You've heard the stories. All the jobs requiring any "talent" are now done by machines. You're just standing there chopping or gutting or on some other brutal part of the line. The line has to keep moving, 24 hours a day — faster and faster.
We are rightly outraged when we hear stories of animals not being "correctly killed" — as if there could ever be such a thing — or lying there dying while the blood of their brother and sister animals drips on them from overhead. But forget about the animals, these places don't even care if their workers get hurt.
Injuries cost money. Reporting injuries costs money. There are signs that say "Zero injuries in a week and you get a free BBQ". Which is a whole new level of wrong in itself.
These companies are obviously not in the "humane" slaughter business, they're not even in the "humane" employment business.

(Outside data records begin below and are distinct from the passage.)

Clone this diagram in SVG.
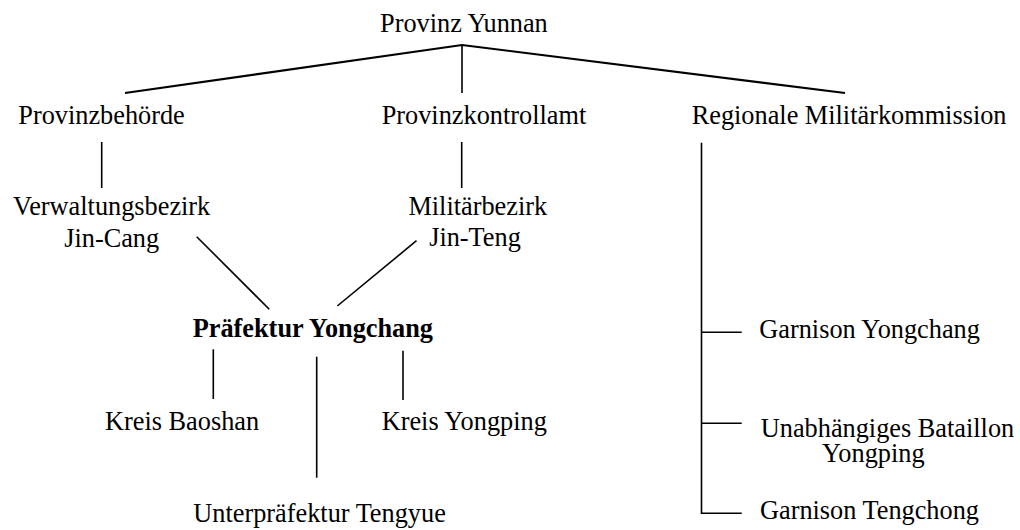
<svg xmlns="http://www.w3.org/2000/svg" width="1020" height="530" viewBox="0 0 1020 530">
<style>
text{font-family:"Liberation Serif","Times New Roman",serif;font-size:26.3px;fill:#000}
.b{font-weight:bold}
.c{stroke:#000;stroke-width:1.6;fill:none}
.t{stroke:#000;stroke-width:2.2;fill:none}
</style>
<rect width="1020" height="530" fill="#fff"/>
<g id="connectors">
<polyline class="t" points="125,93 462,45 845,93"/>
<line class="c" x1="462" y1="45" x2="462" y2="93"/>
<line class="c" x1="101.7" y1="142" x2="101.7" y2="188"/>
<line class="c" x1="461.7" y1="142" x2="461.7" y2="188"/>
<line class="c" x1="196.7" y1="236.7" x2="269.3" y2="309.3"/>
<line class="c" x1="416.5" y1="240.7" x2="337.3" y2="306"/>
<line class="c" x1="213.3" y1="349.3" x2="213.3" y2="399"/>
<line class="c" x1="316.7" y1="356.7" x2="316.7" y2="477.7"/>
<line class="c" x1="403" y1="350.7" x2="403" y2="400"/>
<polyline class="c" points="701.5,142.7 701.5,513.3 741.7,513.3"/>
<line class="c" x1="701.5" y1="332.3" x2="741.7" y2="332.3"/>
<line class="c" x1="701.5" y1="423.3" x2="741.7" y2="423.3"/>
</g>
<g id="n-yunnan"><text x="380" y="31.5">Provinz Yunnan</text></g>
<g id="n-behoerde"><text x="18.3" y="124">Provinzbehörde</text></g>
<g id="n-kontrollamt"><text x="381.7" y="124">Provinzkontrollamt</text></g>
<g id="n-militaerkommission"><text x="691.7" y="124">Regionale Militärkommission</text></g>
<g id="n-jincang"><text x="111.7" y="215" text-anchor="middle">Verwaltungsbezirk</text><text x="111.7" y="246.5" text-anchor="middle">Jin-Cang</text></g>
<g id="n-jinteng"><text x="477.8" y="215" text-anchor="middle">Militärbezirk</text><text x="475" y="245.5" text-anchor="middle">Jin-Teng</text></g>
<g id="n-yongchang"><text class="b" x="192.7" y="336.7">Präfektur Yongchang</text></g>
<g id="n-baoshan"><text x="105" y="430">Kreis Baoshan</text></g>
<g id="n-yongping"><text x="381.7" y="430">Kreis Yongping</text></g>
<g id="n-tengyue"><text x="193.3" y="521.5">Unterpräfektur Tengyue</text></g>
<g id="n-garnison-yongchang"><text x="759.3" y="338">Garnison Yongchang</text></g>
<g id="n-bataillon"><text x="887.5" y="436.5" text-anchor="middle">Unabhängiges Bataillon</text><text x="873.3" y="461.5" text-anchor="middle">Yongping</text></g>
<g id="n-garnison-tengchong"><text x="760" y="518.5">Garnison Tengchong</text></g>
</svg>
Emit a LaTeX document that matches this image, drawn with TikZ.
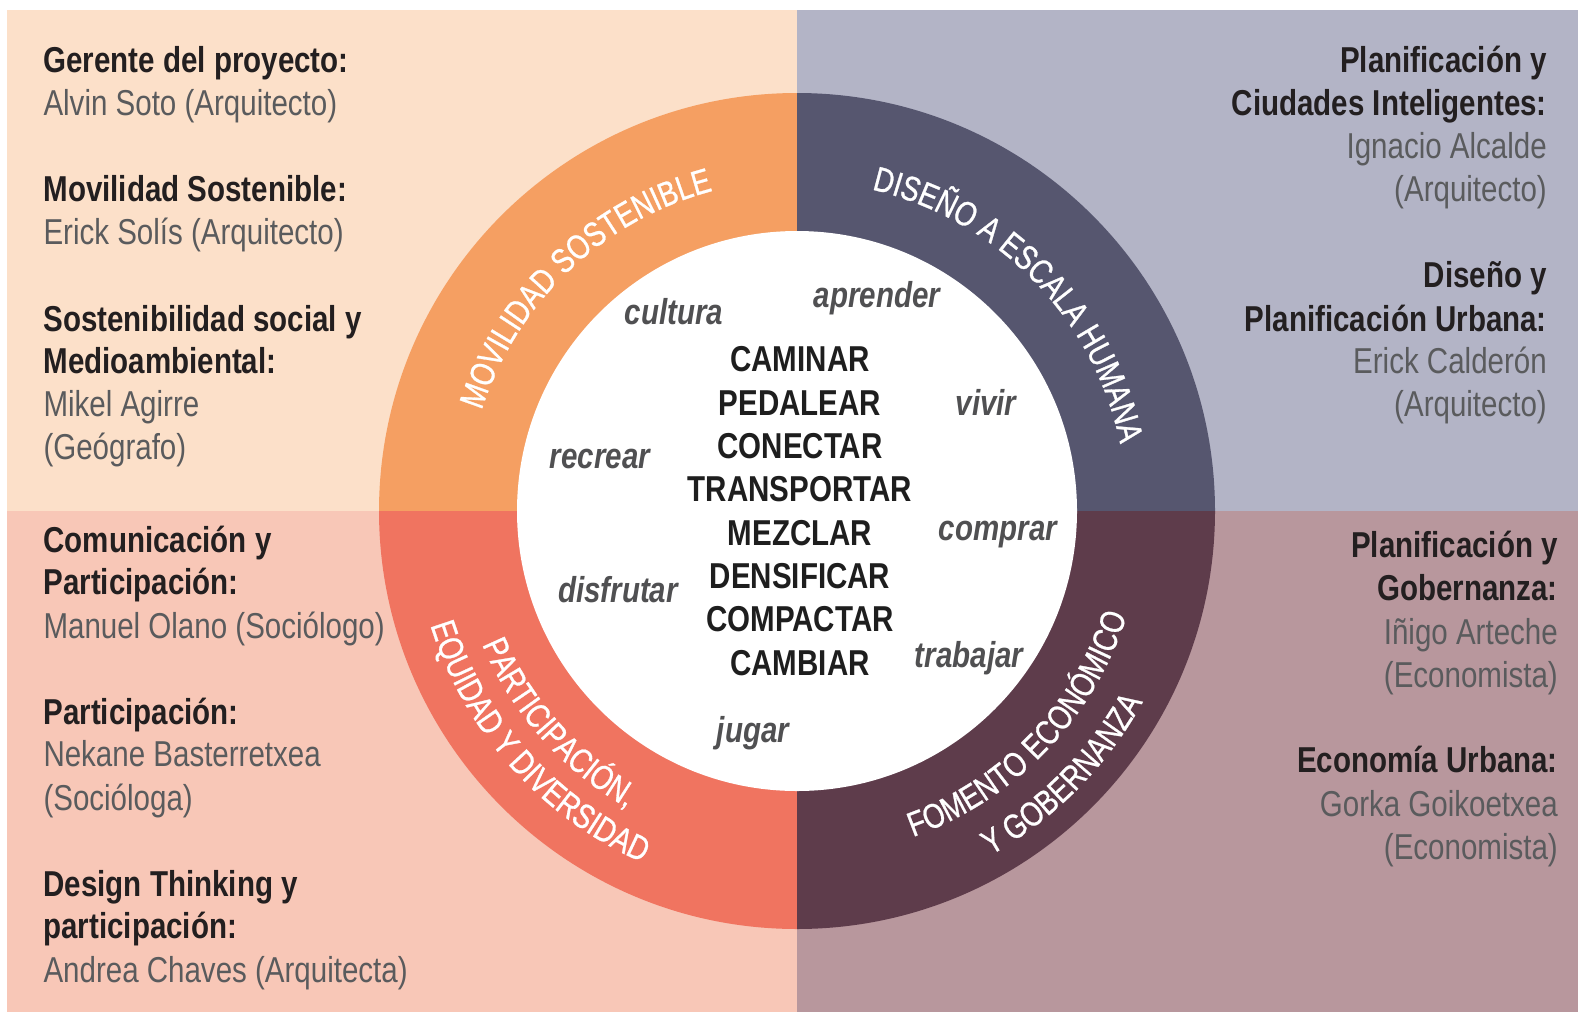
\documentclass[tikz,border=0pt]{standalone}
\usepackage{fontspec}
\setmainfont{Liberation Sans}
\newfontfamily\narrowfont{Liberation Sans}[FakeStretch=0.82]
\newfontfamily\ringfont{Liberation Sans}[FakeStretch=0.80,FakeBold=0.8]
\usetikzlibrary{decorations.text}
\definecolor{bgTL}{HTML}{FCE0C9}
\definecolor{bgTR}{HTML}{B3B4C6}
\definecolor{bgBL}{HTML}{F8C7B7}
\definecolor{bgBR}{HTML}{B8979D}
\definecolor{rgTL}{HTML}{F59F62}
\definecolor{rgTR}{HTML}{56566F}
\definecolor{rgBL}{HTML}{F07460}
\definecolor{rgBR}{HTML}{5E3C4B}
\definecolor{hdrc}{HTML}{231F20}
\definecolor{namec}{HTML}{5A5B5D}
\definecolor{verbc}{HTML}{1E1E1E}
\definecolor{softc}{HTML}{505052}
\newcommand\ringfmt{\color{white}\ringfont\fontsize{34.5}{42}\selectfont}
\begin{document}
\begin{tikzpicture}[x=1pt,y=-1pt,
  hdr/.style={inner sep=0pt, text=hdrc, font=\narrowfont\bfseries\fontsize{36}{43}\selectfont},
  nm/.style={inner sep=0pt, text=namec, font=\narrowfont\fontsize{36}{43}\selectfont},
  verb/.style={inner sep=0pt, text=verbc, font=\narrowfont\bfseries\fontsize{36}{43}\selectfont, anchor=base},
  soft/.style={inner sep=0pt, text=softc, font=\narrowfont\bfseries\itshape\fontsize{36}{43}\selectfont},
  ringtxt/.style={decorate, decoration={text along path, text align=center, text={|\ringfmt|#1}}}
]
\useasboundingbox (0,0) rectangle (1578,1012);
\fill[white] (0,0) rectangle (1578,1012);
\fill[bgTL] (7,10) rectangle (797,511);
\fill[bgTR] (797,10) rectangle (1578,511);
\fill[bgBL] (7,511) rectangle (797,1012);
\fill[bgBR] (797,511) rectangle (1578,1012);

\begin{scope}[shift={(797,511)}, y=1pt]
  \fill[rgTL] (0,0) -- (90:418) arc[start angle=90, end angle=180, radius=418] -- cycle;
  \fill[rgTR] (0,0) -- (0:418) arc[start angle=0, end angle=90, radius=418] -- cycle;
  \fill[rgBL] (0,0) -- (180:418) arc[start angle=180, end angle=270, radius=418] -- cycle;
  \fill[rgBR] (0,0) -- (270:418) arc[start angle=270, end angle=360, radius=418] -- cycle;
  \fill[white] (0,0) circle[radius=280];
  \path[ringtxt={MOVILIDAD SOSTENIBLE}] (200:331) arc[start angle=200, end angle=67, radius=331];
  \path[ringtxt={DISEÑO A ESCALA HUMANA}] (110.3:330) arc[start angle=110.3, end angle=-21.7, radius=330];
  \path[ringtxt={PARTICIPACIÓN,}] (151.6:342) arc[start angle=151.6, end angle=291.6, radius=342];
  \path[ringtxt={EQUIDAD Y DIVERSIDAD}] (151.8:384) arc[start angle=151.8, end angle=291.8, radius=384];
  \path[ringtxt={FOMENTO ECONÓMICO}] (246:346) arc[start angle=246, end angle=386, radius=346];
  \path[ringtxt={Y GOBERNANZA}] (245.2:395) arc[start angle=245.2, end angle=385.2, radius=395];
\end{scope}

% center verbs
\node[verb] (v1) at (800,371.9) {CAMINAR};
\node[verb] (v2) at (800,415.2) {PEDALEAR};
\node[verb] (v3) at (800,458.5) {CONECTAR};
\node[verb] (v4) at (800,501.8) {TRANSPORTAR};
\node[verb] (v5) at (800,545.1) {MEZCLAR};
\node[verb] (v6) at (800,588.4) {DENSIFICAR};
\node[verb] (v7) at (800,631.7) {COMPACTAR};
\node[verb] (v8) at (800,675.0) {CAMBIAR};

% soft words
\node[soft] (s1) at (674,312) {cultura};
\node[soft] (s2) at (877,298) {aprender};
\node[soft] (s3) at (986,402) {vivir};
\node[soft] (s4) at (600,459) {recrear};
\node[soft] (s5) at (998,535) {comprar};
\node[soft] (s6) at (618,590) {disfrutar};
\node[soft] (s7) at (969,658) {trabajar};
\node[soft] (s8) at (753,733) {jugar};

% left column
\node[hdr, anchor=base west] (l1) at (43.3,72.4) {Gerente del proyecto:};
\node[nm, anchor=base west] (l2) at (43.3,115.7) {Alvin Soto (Arquitecto)};
\node[hdr, anchor=base west] (l3) at (43.3,201.2) {Movilidad Sostenible:};
\node[nm, anchor=base west] (l4) at (43.3,244.5) {Erick Solís (Arquitecto)};
\node[hdr, anchor=base west] (l5) at (43.3,331) {Sostenibilidad social y};
\node[hdr, anchor=base west] (l6) at (43.3,373.3) {Medioambiental:};
\node[nm, anchor=base west] (l7) at (43.3,416.6) {Mikel Agirre};
\node[nm, anchor=base west] (l8) at (43.3,459.9) {(Geógrafo)};
\node[hdr, anchor=base west] (l9) at (43.3,552.4) {Comunicación y};
\node[hdr, anchor=base west] (l10) at (43.3,594.7) {Participación:};
\node[nm, anchor=base west] (l11) at (43.3,638) {Manuel Olano (Sociólogo)};
\node[hdr, anchor=base west] (l12) at (43.3,724.5) {Participación:};
\node[nm, anchor=base west] (l13) at (43.3,766.8) {Nekane Basterretxea};
\node[nm, anchor=base west] (l14) at (43.3,810.1) {(Socióloga)};
\node[hdr, anchor=base west] (l15) at (43.3,896.6) {Design Thinking y};
\node[hdr, anchor=base west] (l16) at (43.3,938.9) {participación:};
\node[nm, anchor=base west] (l17) at (43.3,982.2) {Andrea Chaves (Arquitecta)};

% right top
\node[hdr, anchor=base east] (r1) at (1547,72.4) {Planificación y};
\node[hdr, anchor=base east] (r2) at (1547,115.7) {Ciudades Inteligentes:};
\node[nm, anchor=base east] (r3) at (1547,158.9) {Ignacio Alcalde};
\node[nm, anchor=base east] (r4) at (1547,201.2) {(Arquitecto)};
\node[hdr, anchor=base east] (r5) at (1547,287.8) {Diseño y};
\node[hdr, anchor=base east] (r6) at (1547,331) {Planificación Urbana:};
\node[nm, anchor=base east] (r7) at (1547,373.3) {Erick Calderón};
\node[nm, anchor=base east] (r8) at (1547,416.6) {(Arquitecto)};

% right bottom
\node[hdr, anchor=base east] (r9) at (1558,557.5) {Planificación y};
\node[hdr, anchor=base east] (r10) at (1558,600.8) {Gobernanza:};
\node[nm, anchor=base east] (r11) at (1558,644) {Iñigo Arteche};
\node[nm, anchor=base east] (r12) at (1558,687.3) {(Economista)};
\node[hdr, anchor=base east] (r13) at (1558,772.8) {Economía Urbana:};
\node[nm, anchor=base east] (r14) at (1558,816.1) {Gorka Goikoetxea};
\node[nm, anchor=base east] (r15) at (1558,859.4) {(Economista)};
\end{tikzpicture}
\end{document}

So, I guess what I'm saying is “Yes, I'm with you,” I want violence and cruelty towards all animals to stop. All animals.
One thing about becoming vegan the way I did is that I learned how to educate myself. For example, I learned that being vego isn't enough, so I went vegan. But I also learned that if you care about animals, you have to care about humans. We are animals too, and a lot of us, for very similar reasons to our non-clothes wearing and non-talking animal friends, are being exposed to cruelty and violence.
Meat-eating people like to use the argument "If you close the slaughterhouses, what will you do with all the animals?".
And sure, we'll have to work that out — although I reckon the animals will be okay; they get on remarkably well without us — but what about the humans? The workers who, through no fault of their own, are inside those killing buildings. Pushed inside in a figurative sense the same way a cow or pig is literally pushed in. Forced to be a part of that bloody machine, with all the physical and mental problems that go along with it.
We cannot even treat our returned soldiers properly when they come back from a war. These people are shooting, killing, slicing, boiling, skinning and eviscerating living things all day long, until they themselves are spat out at the end of their usefulness.
People who learned their trade on oil rigs or coal mines have skills that can be used on solar farms or wind turbines or a giant hydro-electricity plant. They have skills that will be useful in a future utopia. But what about the women and men in slaughterhouses? What are they going to do? Put a bolt through a potato? Boil the skin off a pumpkin? Actually that could be useful...
Anyway, we all know why we're here. We are chanting loudly. But the thing is, vegans can sometimes be very focused on the horror they're fighting and forget that there are other humans wrapped up in it who are affected. And it can make us look a little bit like dicks.
The thing is, we don't need to look like dicks.
It's becoming clearer that we've got the upper hand. They're getting scared. The best pie in Australia, as awarded three days ago, is a vegan vegetable curry pie! Officially the best, according to some non-vegan website. Did you see Kochie's reaction on Sunrise? Sure he's a greedy commercial TV shill, but he was outraged — because we're getting the message across.
Last year the best burger in the US was also vegan. People are realising that being compassionate does not mean being boring, or earnest, or being a prick about it. Being compassionate and cruelty-free means living a great and full life, and simply wishing the same for all living things.
So, let's close the slaughterhouses, we all know that's the right thing to do, and more than likely will happen. But let's remember, when we're talking and chanting and marching about saving animals, to include all the animals. To include all of us.